We do not consider whether he would have a right, upon the gurantee, to go beyond the sum actually paid, because in his bill, he is content with that; and such a decree obviously comports with the equity of the case.

Though the attitude of Young is not such as to commend him very strongly to a court of equity, yet we see nothing in his conduct to repel him altogether. Though he knew of the previous deed to Wilkinson, yet he believed, as did *712James T. Mills and his mother, that it had been annulled by the decree of the county court; and she urged him to make the purchase, in the hope of saving her son from the hands of others more grasping.

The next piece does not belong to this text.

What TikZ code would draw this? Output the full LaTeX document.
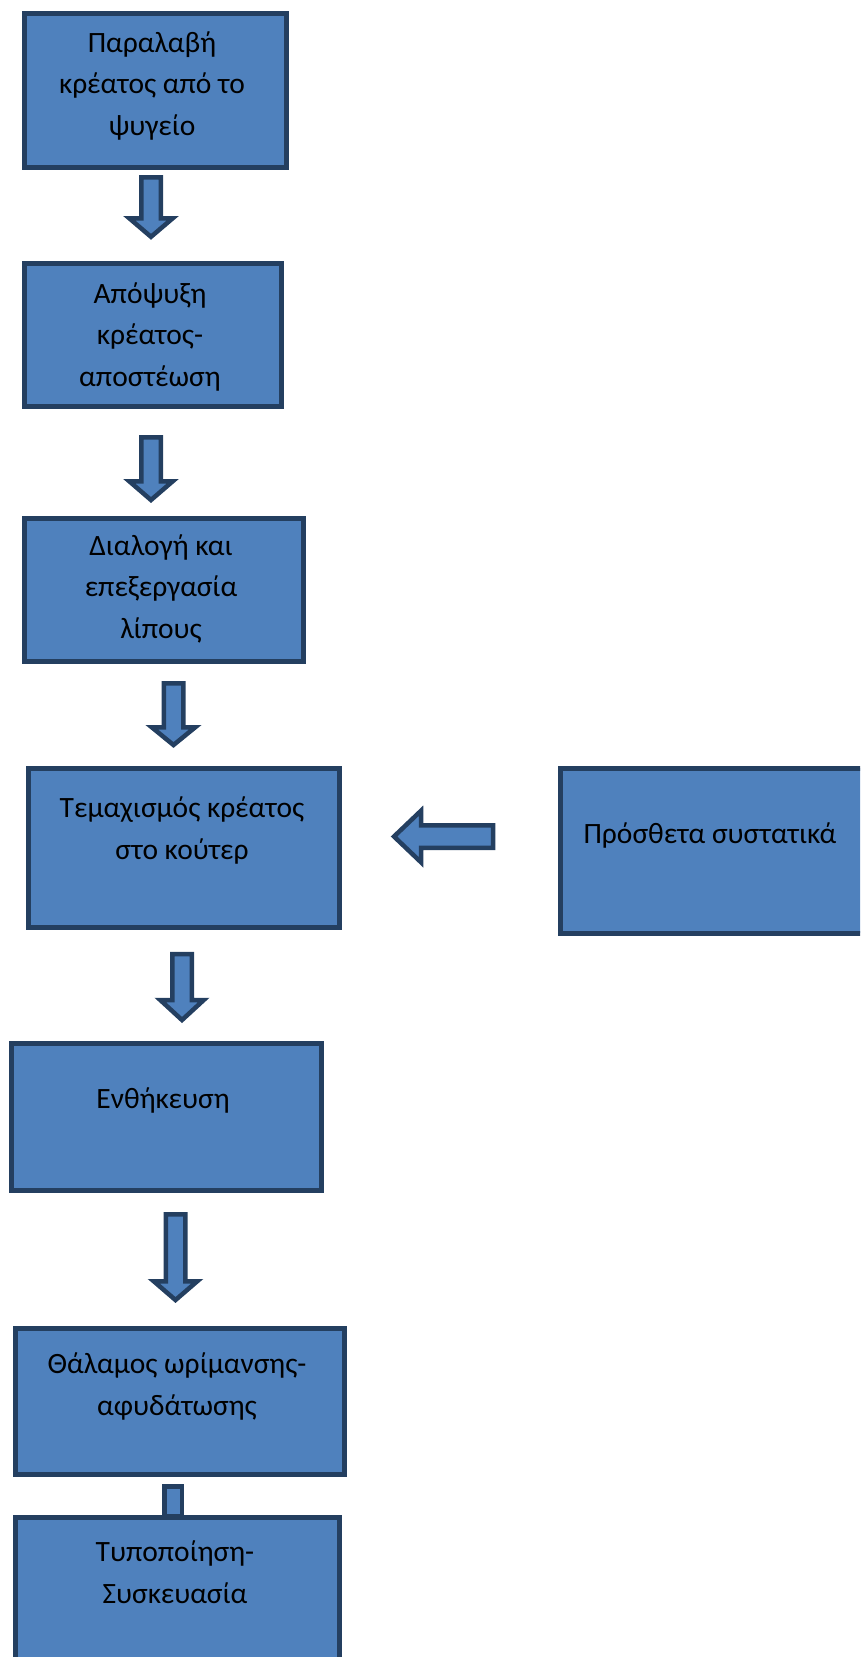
\documentclass[tikz,border=0pt]{standalone}
\usepackage{fontspec}
\setmainfont{Carlito}
\definecolor{fillblue}{HTML}{4F81BD}
\definecolor{edgeblue}{HTML}{243F60}
\newcommand\blockdown[4]{%
  \draw[blockarrow] (#1-9.75,#2) -- (#1+9.75,#2) -- (#1+9.75,#3) -- (#1+21.75,#3)
    -- (#1,#4) -- (#1-21.75,#3) -- (#1-9.75,#3) -- cycle;}
\begin{document}
\begin{tikzpicture}[x=1pt,y=-1pt,
  box/.style={draw=edgeblue, fill=fillblue, line width=5pt, anchor=north west, inner sep=0pt},
  blockarrow/.style={draw=edgeblue, fill=fillblue, line width=4.5pt, line join=miter},
  lbl/.style={font=\fontsize{29.5}{41.5}\selectfont, align=center, inner sep=0pt, anchor=base, text=black}]
\useasboundingbox (0,0) rectangle (860,1657);
\clip (0,0) rectangle (860,1657);
% boxes
\node[box, minimum width=262pt, minimum height=154pt] (b1) at (21.5,10.5) {};
\node[box, minimum width=257pt, minimum height=143pt] (b2) at (21.5,260.5) {};
\node[box, minimum width=279pt, minimum height=143pt] (b3) at (21.5,515.5) {};
\node[box, minimum width=311pt, minimum height=159pt] (b4) at (25.5,765.5) {};
\node[box, minimum width=320pt, minimum height=165pt] (b5) at (557.5,765.5) {};
\node[box, minimum width=310pt, minimum height=147pt] (b6) at (8.5,1040.5) {};
\node[box, minimum width=329pt, minimum height=146pt] (b7) at (12.5,1325.5) {};
% stub between b7 and b8
\draw[blockarrow] (164.25,1516) -- (164.25,1486.25) -- (181.75,1486.25) -- (181.75,1516) -- cycle;
\node[box, minimum width=324pt, minimum height=200pt] (b8) at (12.5,1514.5) {};
% labels (anchor = baseline of the last line)
\node[lbl] (t1) at (152,135) {Παραλαβή\\κρέατος από το\\ψυγείο};
\node[lbl] (t2) at (150,386) {Απόψυξη\\κρέατος-\\αποστέωση};
\node[lbl] (t3) at (161,638) {Διαλογή και\\επεξεργασία\\λίπους};
\node[lbl] (t4) at (182,859) {Τεμαχισμός κρέατος\\στο κούτερ};
\node[lbl] (t5) at (710,843) {Πρόσθετα συστατικά};
\node[lbl] (t6) at (163,1108) {Ενθήκευση};
\node[lbl] (t7) at (177,1415) {Θάλαμος ωρίμανσης-\\αφυδάτωσης};
\node[lbl] (t8) at (175,1603) {Τυποποίηση-\\Συσκευασία};
% block arrows
\blockdown{151}{177.25}{218.25}{236.8}
\blockdown{151}{437.25}{481.25}{500}
\blockdown{173.5}{683.25}{727.25}{745}
\blockdown{182}{954}{1000}{1020}
\blockdown{175.5}{1214.25}{1281.25}{1300}
\draw[blockarrow] (493,825.25) -- (421,825.25) -- (421,810.75) -- (394,836.5)
  -- (421,862.25) -- (421,847.75) -- (493,847.75) -- cycle;
\end{tikzpicture}
\end{document}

He does not appear to have been guilty of actual fraud; and though he took the claim at a ruinous discount, yet the purchase was not usurious ; and we know of no rule of equity or policy which will repel him, in such a case, from relief in a court of justice, if his title to the claim fail.

We cannot assume that he was an unlicensed broker, dealing in claims as a business ; because if a single transaction would fix upon him the character — and we have no evidence of a.ny but the one — yet the record being silent as to whether he had license or not,, we cannot say he had not; but rather that his acts were consistent with — than against the law.

As to the claim of $47.70 — originally a debt in favor of Young, against James T. Mills — Mary A. Roberson will not be charged with that.

The decree of the Chancellor will be reversed, and the report of the commissioners set aside, and a decree pronounced and an account stated upon the principles of this opinion.